> _Given instruction_
Repeat, exactly and completely, the material that follows. Omit the pictures.

> _Data_
□ □ □ □
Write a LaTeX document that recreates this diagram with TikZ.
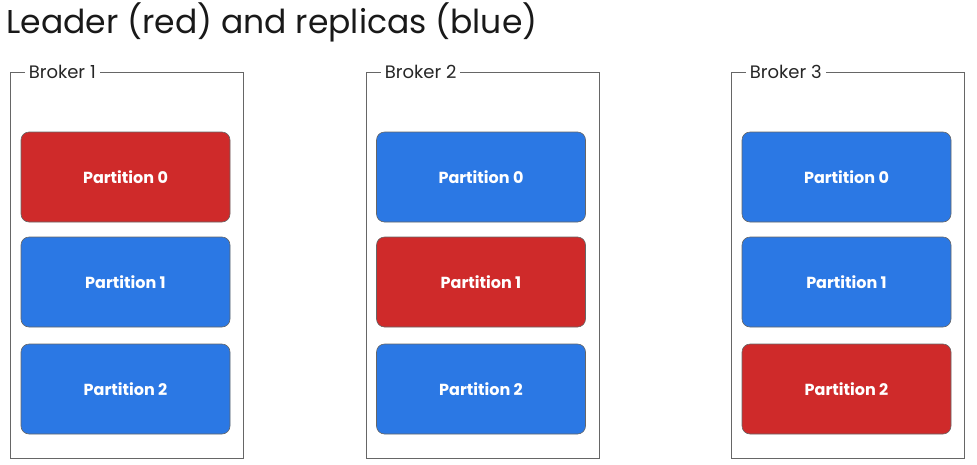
\documentclass[tikz,border=0pt]{standalone}
\usepackage{fontspec}
\setmainfont{Poppins}
\usepackage{tikz}
\usetikzlibrary{positioning}
\definecolor{LeaderRed}{HTML}{CF2A2A}
\definecolor{ReplicaBlue}{HTML}{2B78E4}
\definecolor{FrameGray}{HTML}{666666}
\tikzset{
  % Box styles
  brokerbox/.style={rectangle, draw=FrameGray, line width=0.8pt, minimum width=233pt, minimum height=386pt},
  brokerlabel/.style={fill=white, inner sep=4pt, anchor=west, font=\fontsize{18}{21}\selectfont, text=black!85},
  partbox/.style={rectangle, rounded corners=8pt, draw=FrameGray, line width=0.6pt, minimum width=209pt, minimum height=90pt, text=white, font=\fontsize{16}{19}\selectfont\bfseries},
  leader/.style={partbox, fill=LeaderRed},
  replica/.style={partbox, fill=ReplicaBlue}
}
\begin{document}
\begin{tikzpicture}[x=1pt, y=-1pt]
  \useasboundingbox (0,0) rectangle (977,464);
  % Title
  \node[anchor=west, font=\fontsize{33}{37}\selectfont, text=black!90] (title) at (3,22) {Leader (red) and replicas (blue)};

  % Brokers
  \node[brokerbox] (broker1) at (126.5,265) {};
  \node[brokerbox] (broker2) at (482.5,265) {};
  \node[brokerbox] (broker3) at (847.5,265) {};
  \node[brokerlabel] (lab1) at ([xshift=15pt]broker1.north west) {Broker 1};
  \node[brokerlabel] (lab2) at ([xshift=15pt]broker2.north west) {Broker 2};
  \node[brokerlabel] (lab3) at ([xshift=15pt]broker3.north west) {Broker 3};

  % Broker 1 partitions
  \node[leader] (b1p0) at (125.5,177) {Partition 0};
  \node[replica] (b1p1) at (125.5,282) {Partition 1};
  \node[replica] (b1p2) at (125.5,389) {Partition 2};

  % Broker 2 partitions
  \node[replica] (b2p0) at (481,177) {Partition 0};
  \node[leader] (b2p1) at (481,282) {Partition 1};
  \node[replica] (b2p2) at (481,389) {Partition 2};

  % Broker 3 partitions
  \node[replica] (b3p0) at (846.5,177) {Partition 0};
  \node[replica] (b3p1) at (846.5,282) {Partition 1};
  \node[leader] (b3p2) at (846.5,389) {Partition 2};
\end{tikzpicture}
\end{document}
□ □ □ □
> _Answer for this exercise_
Write a LaTeX document that recreates this diagram with TikZ.
\documentclass[tikz,border=0pt]{standalone}
\usepackage{fontspec}
\setmainfont{Poppins}
\usepackage{tikz}
\usetikzlibrary{positioning}
\definecolor{LeaderRed}{HTML}{CF2A2A}
\definecolor{ReplicaBlue}{HTML}{2B78E4}
\definecolor{FrameGray}{HTML}{666666}
\tikzset{
  % Box styles
  brokerbox/.style={rectangle, draw=FrameGray, line width=0.8pt, minimum width=233pt, minimum height=386pt},
  brokerlabel/.style={fill=white, inner sep=4pt, anchor=west, font=\fontsize{18}{21}\selectfont, text=black!85},
  partbox/.style={rectangle, rounded corners=8pt, draw=FrameGray, line width=0.6pt, minimum width=209pt, minimum height=90pt, text=white, font=\fontsize{16}{19}\selectfont\bfseries},
  leader/.style={partbox, fill=LeaderRed},
  replica/.style={partbox, fill=ReplicaBlue}
}
\begin{document}
\begin{tikzpicture}[x=1pt, y=-1pt]
  \useasboundingbox (0,0) rectangle (977,464);
  % Title
  \node[anchor=west, font=\fontsize{33}{37}\selectfont, text=black!90] (title) at (3,22) {Leader (red) and replicas (blue)};

  % Brokers
  \node[brokerbox] (broker1) at (126.5,265) {};
  \node[brokerbox] (broker2) at (482.5,265) {};
  \node[brokerbox] (broker3) at (847.5,265) {};
  \node[brokerlabel] (lab1) at ([xshift=15pt]broker1.north west) {Broker 1};
  \node[brokerlabel] (lab2) at ([xshift=15pt]broker2.north west) {Broker 2};
  \node[brokerlabel] (lab3) at ([xshift=15pt]broker3.north west) {Broker 3};

  % Broker 1 partitions
  \node[leader] (b1p0) at (125.5,177) {Partition 0};
  \node[replica] (b1p1) at (125.5,282) {Partition 1};
  \node[replica] (b1p2) at (125.5,389) {Partition 2};

  % Broker 2 partitions
  \node[replica] (b2p0) at (481,177) {Partition 0};
  \node[leader] (b2p1) at (481,282) {Partition 1};
  \node[replica] (b2p2) at (481,389) {Partition 2};

  % Broker 3 partitions
  \node[replica] (b3p0) at (846.5,177) {Partition 0};
  \node[replica] (b3p1) at (846.5,282) {Partition 1};
  \node[leader] (b3p2) at (846.5,389) {Partition 2};
\end{tikzpicture}
\end{document}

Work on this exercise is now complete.